Quel regard portez-vous de manière générale sur la protection de l’enfance ?
N. B. : La protection de l’enfance est aujourd’hui un secteur en souffrance. Plusieurs professionnels se sont organisés en collectifs pour le faire entendre. De façon générale, ceux-ci font preuve d’un engagement remarquable, mais ils manquent de moyens humains et financiers pour accomplir leur mission dans de bonnes conditions. Le manque de moyens conduit à un cercle vicieux : un secteur en crise, une baisse des vocations, une baisse de professionnels formés en MECS (Maisons d’enfants à caractère social), en dépit d’un nombre grandissant d’enfants jeunes présentant des troubles du comportement, et qui plus est, accédant peu aux soins en pédopsychiatrie, secteur connexe à la protection de l’enfance lui-même en crise. De ce fait, la protection de l’enfance est souvent pointée du doigt par des enquêtes d’investigations qui fustigent la profession en pointant des pratiques abusives qui restent pourtant marginales.
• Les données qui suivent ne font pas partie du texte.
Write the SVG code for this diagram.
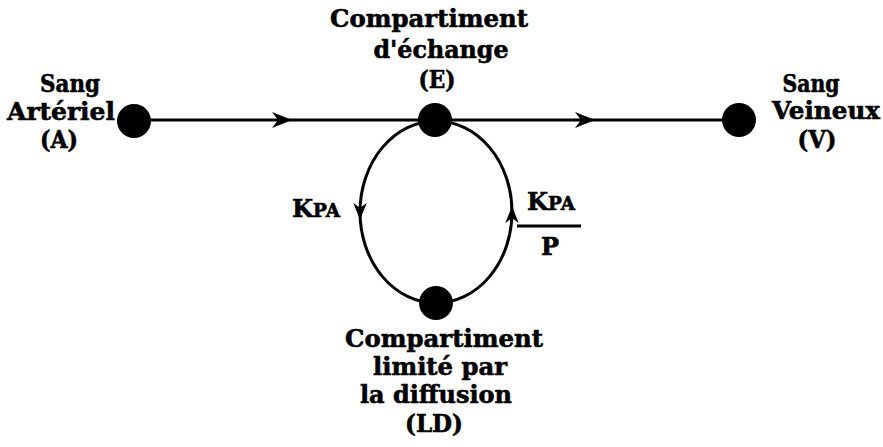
<svg xmlns="http://www.w3.org/2000/svg" width="883" height="447" viewBox="0 0 883 447">
<style>
.t{font-family:"DejaVu Serif",serif;font-weight:bold;font-size:24px;fill:#000;stroke:#000;stroke-width:0.6;text-anchor:middle}
.s{font-size:19px}
.k{font-size:25px}
.ln{fill:none;stroke:#000;stroke-width:3}
.arr{fill:#000}
.dot{fill:#000}
</style>
<defs>
<path id="ah" d="M8,0 L-12,-8 L-6,0 L-12,8 Z"/>
</defs>
<rect width="883" height="447" fill="#fff"/>
<g id="connectors">
<line class="ln" x1="134" y1="120" x2="739" y2="120"/>
<ellipse class="ln" cx="436" cy="212" rx="76" ry="91"/>
<use href="#ah" class="arr" transform="translate(284,120)"/>
<use href="#ah" class="arr" transform="translate(587,120)"/>
<use href="#ah" class="arr" transform="translate(360,213) rotate(90) scale(0.85)"/>
<use href="#ah" class="arr" transform="translate(512,213) rotate(-90) scale(0.85)"/>
<line x1="517" y1="226" x2="581" y2="226" stroke="#000" stroke-width="3"/>
</g>
<g id="A">
<circle class="dot" cx="134" cy="121" r="17"/>
<text class="t" x="70" y="92" textLength="60" lengthAdjust="spacingAndGlyphs">Sang</text>
<text class="t" x="61" y="120" textLength="108" lengthAdjust="spacingAndGlyphs">Artériel</text>
<text class="t" x="59" y="148" textLength="38" lengthAdjust="spacingAndGlyphs">(A)</text>
</g>
<g id="E">
<circle class="dot" cx="435" cy="120" r="17"/>
<text class="t" x="429" y="27" textLength="198" lengthAdjust="spacingAndGlyphs">Compartiment</text>
<text class="t" x="441" y="58" textLength="135" lengthAdjust="spacingAndGlyphs">d'échange</text>
<text class="t" x="437" y="88" textLength="37" lengthAdjust="spacingAndGlyphs">(E)</text>
</g>
<g id="V">
<circle class="dot" cx="739" cy="120" r="17"/>
<text class="t" x="811" y="92" textLength="57" lengthAdjust="spacingAndGlyphs">Sang</text>
<text class="t" x="826" y="119" textLength="108" lengthAdjust="spacingAndGlyphs">Veineux</text>
<text class="t" x="817" y="148" textLength="39" lengthAdjust="spacingAndGlyphs">(V)</text>
</g>
<g id="LD">
<circle class="dot" cx="436" cy="303" r="17"/>
<text class="t" x="444" y="347" textLength="198" lengthAdjust="spacingAndGlyphs">Compartiment</text>
<text class="t" x="440" y="375" textLength="134" lengthAdjust="spacingAndGlyphs">limité par</text>
<text class="t" x="436" y="403" textLength="152" lengthAdjust="spacingAndGlyphs">la diffusion</text>
<text class="t" x="434" y="432" textLength="58" lengthAdjust="spacingAndGlyphs">(LD)</text>
</g>
<g id="labels">
<text class="t k" x="316" y="217" textLength="48" lengthAdjust="spacingAndGlyphs">K<tspan class="s">PA</tspan></text>
<text class="t k" x="551" y="210" textLength="48" lengthAdjust="spacingAndGlyphs">K<tspan class="s">PA</tspan></text>
<text class="t" x="550" y="255">P</text>
</g>
</svg>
Il y a pourtant eu ces dernières années un fort engagement de la part du gouvernement, sous l’impulsion de l’ancien secrétaire de la protection de l’enfance, Adrien Taquet, mais les décisions prises tardent à se traduire concrètement sur le terrain. Il est nécessaire de donner des moyens à la mesure de la tâche des professionnels de secteur qui accompagnent des familles vulnérables et vulnérabilisées. D’ailleurs, au-delà des moyens, une autre piste d’amélioration pourrait être de repenser la protection de l’enfance en protection de la famille.